The problem is that politics is all about presentation. When Labour were in power, the Tories blamed them for everything, including the fallout from the sub-prime mortgage crisis in the US, the bank bailouts and over-spending. And of course Labour shouted as high as possible that the fault lay with global factors. Now the Tories are in power, the discourse has simply inverted; Labour are blaming everything on the Tories, who are in turn shouting until they are hoarse that there are global factors, and because they’ve only been in power two years (!) then most of it is still Labours fault. It is a something of a minefield to navigate and know just who to listen to, and is exactly the kind of vacuous, intellectually baron shameful display of Punch-and-Judy politics which puts people off in this country.

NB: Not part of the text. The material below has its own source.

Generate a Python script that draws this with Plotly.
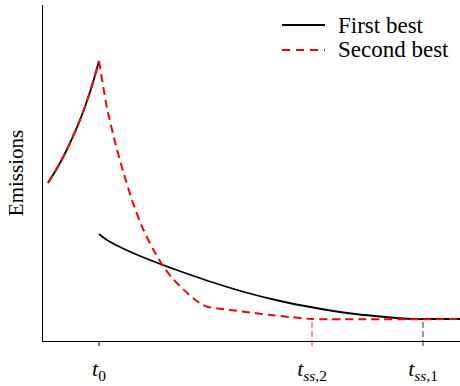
import plotly.graph_objects as go

# ---------------- data ----------------
series_names = ["First best", "Second best"]

# common rising branch before t0
rise_x = [5, 17, 27, 37, 47, 56]
rise_y = [158, 178, 198, 221, 249, 280]

# first best after t0
fb_x = [56, 64, 77, 97, 120, 145, 170, 203, 237, 270, 304, 337, 370, 380, 417]
fb_y = [107, 101, 94, 85, 76, 67, 58.5, 48.5, 40, 33.5, 28, 24.5, 22, 22, 22]

# second best after t0
sb_x = [56, 64, 72, 80, 90, 100, 110, 120, 130, 140, 150, 158, 165, 175, 187, 207, 227, 247, 269, 417]
sb_y = [280, 233, 199, 170, 138, 112, 92, 75, 62, 52, 43, 37, 34, 32.5, 31, 28.5, 26, 24, 22, 22]

tick_vals = [56, 269, 380]
tick_text = ["<i>t</i><sub>0</sub>",
             "<i>t</i><sub><i>ss</i>,2</sub>",
             "<i>t</i><sub><i>ss</i>,1</sub>"]
tick_colors = ["black", "#ff3030", "#333333"]
tick_dashes = ["solid", "6px,3px", "6px,3px"]
tick_tops = [0, 22, 22]

# ---------------- layout constants ----------------
W, H = 460, 386
ML, MR, MT, MB = 43, 0, 5, 45
XMAX, YMAX = 417, 336
PW, PH = W - ML - MR, H - MT - MB
FONT = "Liberation Serif"
RED = "#ff0000"

fig = go.Figure()

fig.add_trace(go.Scatter(x=rise_x, y=rise_y, mode="lines",
                         line=dict(color="black", width=1.8, shape="spline"),
                         showlegend=False, hoverinfo="skip"))
fig.add_trace(go.Scatter(x=fb_x, y=fb_y, mode="lines", name=series_names[0],
                         line=dict(color="black", width=1.8, shape="spline", smoothing=0.8),
                         showlegend=False))
fig.add_trace(go.Scatter(x=rise_x, y=rise_y, mode="lines",
                         line=dict(color=RED, width=2, dash="8px,5px", shape="spline"),
                         showlegend=False, hoverinfo="skip"))
fig.add_trace(go.Scatter(x=sb_x, y=sb_y, mode="lines", name=series_names[1],
                         line=dict(color=RED, width=2, dash="8px,5px", shape="spline", smoothing=0.6),
                         showlegend=False))

shapes = []
for v, c, d, top in zip(tick_vals, tick_colors, tick_dashes, tick_tops):
    shapes.append(dict(type="line", xref="x", yref="paper", x0=v, x1=v,
                       y0=-5 / PH, y1=top / YMAX,
                       line=dict(color=c, width=1, dash=d)))

# manual legend
leg_x0, leg_x1, leg_tx = 282, 325, 336
leg_rows = [25, 50]
leg_styles = [dict(color="black", width=1.8), dict(color=RED, width=2, dash="8px,6px")]
annotations = []
for name, yy, st in zip(series_names, leg_rows, leg_styles):
    py = (H - MB - yy) / PH
    shapes.append(dict(type="line", xref="paper", yref="paper",
                       x0=(leg_x0 - ML) / PW, x1=(leg_x1 - ML) / PW, y0=py, y1=py,
                       line=st))
    annotations.append(dict(text=name, xref="paper", yref="paper",
                            x=(leg_tx - ML) / PW, y=py, xanchor="left", yanchor="middle",
                            showarrow=False, font=dict(family=FONT, size=23, color="black")))

fig.update_layout(
    width=W, height=H,
    margin=dict(l=ML, r=MR, t=MT, b=MB, autoexpand=False),
    paper_bgcolor="white", plot_bgcolor="white",
    showlegend=False,
    shapes=shapes, annotations=annotations,
    xaxis=dict(range=[0, XMAX], showgrid=False, zeroline=False,
               showline=True, linecolor="black", linewidth=1,
               tickmode="array", tickvals=tick_vals, ticktext=tick_text,
               ticks="", tickfont=dict(family=FONT, size=22, color="black"),
               ticklabelstandoff=8),
    yaxis=dict(range=[0, YMAX], showgrid=False, zeroline=False,
               showline=True, linecolor="black", linewidth=1.3,
               showticklabels=False, ticks="",
               title=dict(text="Emissions", standoff=12,
                          font=dict(family=FONT, size=21, color="black"))),
)

fig.write_html("out.html", config={"displayModeBar": False},
               post_script="document.body.style.margin='0';document.body.style.padding='0';")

There are a hundred ways to weasel out of responsibility, some of which are relatively convincing. It really is a global economy – we export more to Ireland than we do to China and Brazil (two of the most massive emerging economies) combined, and still export the majority within the European Union. This is not a particularly prosperous part of the world right now, so their slump affects us. It’s also debatable just how quickly economic policy affects the economy, for instance; is this second dip of the recession due to the governments policy since taking office, or is the tail end of an effect from the last governments policies? When Labour left office we had slowly increasing growth, and unemployment which was not shooting through the roof, but just what sort of delay should be expected? Time scales are very difficult, because in a climate like this one, the success of the government is judged by their perceived economic success, and as a government is 4-5 years in office, if we can expect a roughly two year delay between policy and effect then we are only judging governments on half their activities (to take an arbitrary example). And of course economics data is calculated retrospectively, so we only now know the growth data for the first quarter of this year – which adds to the delay effect. All in all is it much more interesting for politics to be in a period of growth, then you can judge governments based on social policies, superfluous wars and reforms, etc. But that’s by the by …

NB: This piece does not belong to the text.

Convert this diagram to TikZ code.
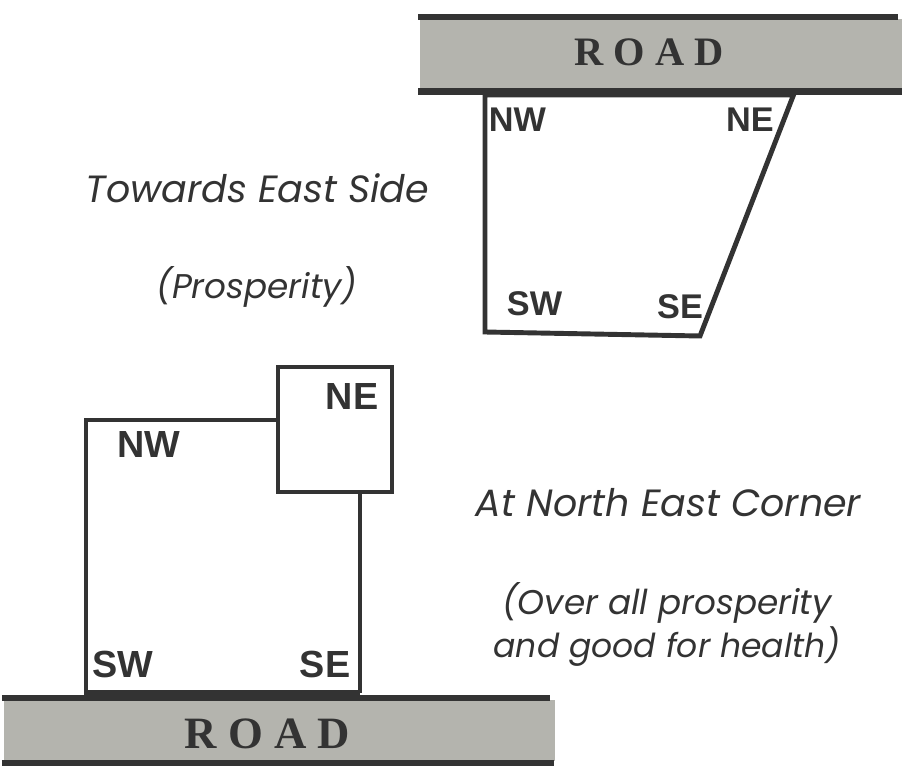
\documentclass[tikz,border=0pt]{standalone}
\usepackage{fontspec}
\setmainfont{Liberation Sans}
\newfontfamily\roadfont{Liberation Serif}
\newfontfamily\notefont{Poppins}
\definecolor{roadgray}{HTML}{B4B4AE}
\definecolor{inkgray}{HTML}{333333}
\tikzset{
  roadline/.style={draw=inkgray,line width=3.5pt},
  lotline/.style={draw=inkgray,line width=2.8pt,line join=miter},
  roadname/.style={text=inkgray,font=\roadfont\bfseries},
  corner/.style={text=inkgray,font=\bfseries},
  note/.style={text=inkgray,font=\notefont\itshape\fontsize{19.5}{24}\selectfont,align=center},
  bignote/.style={text=inkgray,font=\notefont\itshape\fontsize{21.6}{26}\selectfont,align=center}
}
\begin{document}
\begin{tikzpicture}
    \useasboundingbox (0,0) rectangle (18.2,15.46);

    % upper road and plot
    \fill[roadgray] (8.4,13.7) rectangle (18.04,15.08);
    \coordinate (ua) at (8.36,15.12);
    \coordinate (ub) at (17.96,15.12);
    \coordinate (uc) at (8.36,13.63);
    \coordinate (ud) at (18.04,13.63);
    \draw[roadline] (ua)--(ub);
    \draw[roadline] (uc)--(ud);
    \node[roadname,font=\roadfont\bfseries\fontsize{23}{23}\selectfont] (uroad) at (12.98,14.42) {R O A D};
    \coordinate (p1) at (9.7,13.56);
    \coordinate (p2) at (15.87,13.56);
    \coordinate (p3) at (14.0,8.74);
    \coordinate (p4) at (9.7,8.82);
    \draw[lotline] (p1)--(p2)--(p3)--(p4)--cycle;
    \node[corner,font=\bfseries\fontsize{19.5}{20}\selectfont] (unw) at (10.35,13.06) {NW};
    \node[corner,font=\bfseries\fontsize{19.5}{20}\selectfont] (une) at (15.0,13.06) {NE};
    \node[corner,font=\bfseries\fontsize{19.5}{20}\selectfont] (usw) at (10.69,9.39) {SW};
    \node[corner,font=\bfseries\fontsize{19.5}{20}\selectfont] (use) at (13.6,9.32) {SE};

    \node[bignote] (east) at (5.15,11.7) {Towards East Side};
    \node[note] (pros) at (5.14,9.72) {(Prosperity)};

    % lower road and plot
    \fill[roadgray] (0.08,0.24) rectangle (11.1,1.46);
    \coordinate (la) at (0.04,1.5);
    \coordinate (lb) at (11.0,1.5);
    \coordinate (lc) at (0.04,0.2);
    \coordinate (ld) at (11.08,0.2);
    \draw[roadline] (la)--(lb);
    \draw[roadline] (lc)--(ld);
    \node[roadname,font=\roadfont\bfseries\fontsize{25.5}{26}\selectfont] (lroad) at (5.35,0.78) {R O A D};
    \coordinate (q1) at (1.72,1.6);
    \coordinate (q2) at (1.72,7.06);
    \coordinate (q3) at (5.56,7.06);
    \coordinate (q4) at (7.2,5.62);
    \coordinate (q5) at (7.2,1.6);
    \draw[lotline] (q5)--(q1)--(q2)--(q3);
    \draw[lotline] (q4)--(q5);
    \draw[lotline] (5.56,5.62) rectangle (7.84,8.12);
    \draw[roadline] (q1)--(q5);
    \node[corner,font=\bfseries\fontsize{21.5}{22}\selectfont] (lnw) at (2.98,6.56) {NW};
    \node[corner,font=\bfseries\fontsize{21.5}{22}\selectfont] (lne) at (7.04,7.52) {NE};
    \node[corner,font=\bfseries\fontsize{21.5}{22}\selectfont] (lsw) at (2.46,2.18) {SW};
    \node[corner,font=\bfseries\fontsize{21.5}{22}\selectfont] (lse) at (6.5,2.18) {SE};

    \node[bignote] (corn) at (13.37,5.4) {At North East Corner};
    \node[note] (over) at (13.34,3.4) {(Over all prosperity};
    \node[note,font=\notefont\itshape\fontsize{18.8}{23}\selectfont] (good) at (13.34,2.52) {and good for health)};
\end{tikzpicture}
\end{document}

Whether or not the blame can be placed square on the shoulders of the Tories, they are certainly doing nothing to help the working man through these times. ‘You can’t solve a debt crisis with more debt’ is the perennial dictum of Cameron/Osborne, which is specious at best, but they seem to think you can solve a growth crisis with no growth! The left is clamouring for growth programs, capital spending programs, jobs programs, but all we get from the government is the repeated line than business leaders are behind their plans – instead of the times. When Alistair Darling left the treasury, having pumped billions of pounds into the economy in the form of ‘stimulus packages’, the UK seemed to be coming into the clear. Since taking over, George Osborne has slashed and burned, hacked away at public services and thrown half a million public servants into the streets, and he now has to borrow *more* than the labour government did to pay for welfare and unemployment benefits. This is a failed plan. There can be no other way of seeing it. Osborne’s own predictions when taking office assumed we would be approaching good growth by the end of 2012 going into 2013, but we are not. But because the Tories are so ideologically bound to austerity they cannot change course. But, most tragically, the burden of his cuts fall on the average man on the street, who has to face 4% inflation and wage freezes year on year, not on the millionaires of this land who collectively dodge 128 billion pounds of tax each year.

It is an appalling situation, and thankfully the country sent the Conservative head office a message this week by voting for labour 38% compared to 31% for the Tories. A result which if repeated at the general – God willing – shall hopefully return the country to those whose allegiances are with the majority of us, not the collective population of those who graduated from Eton.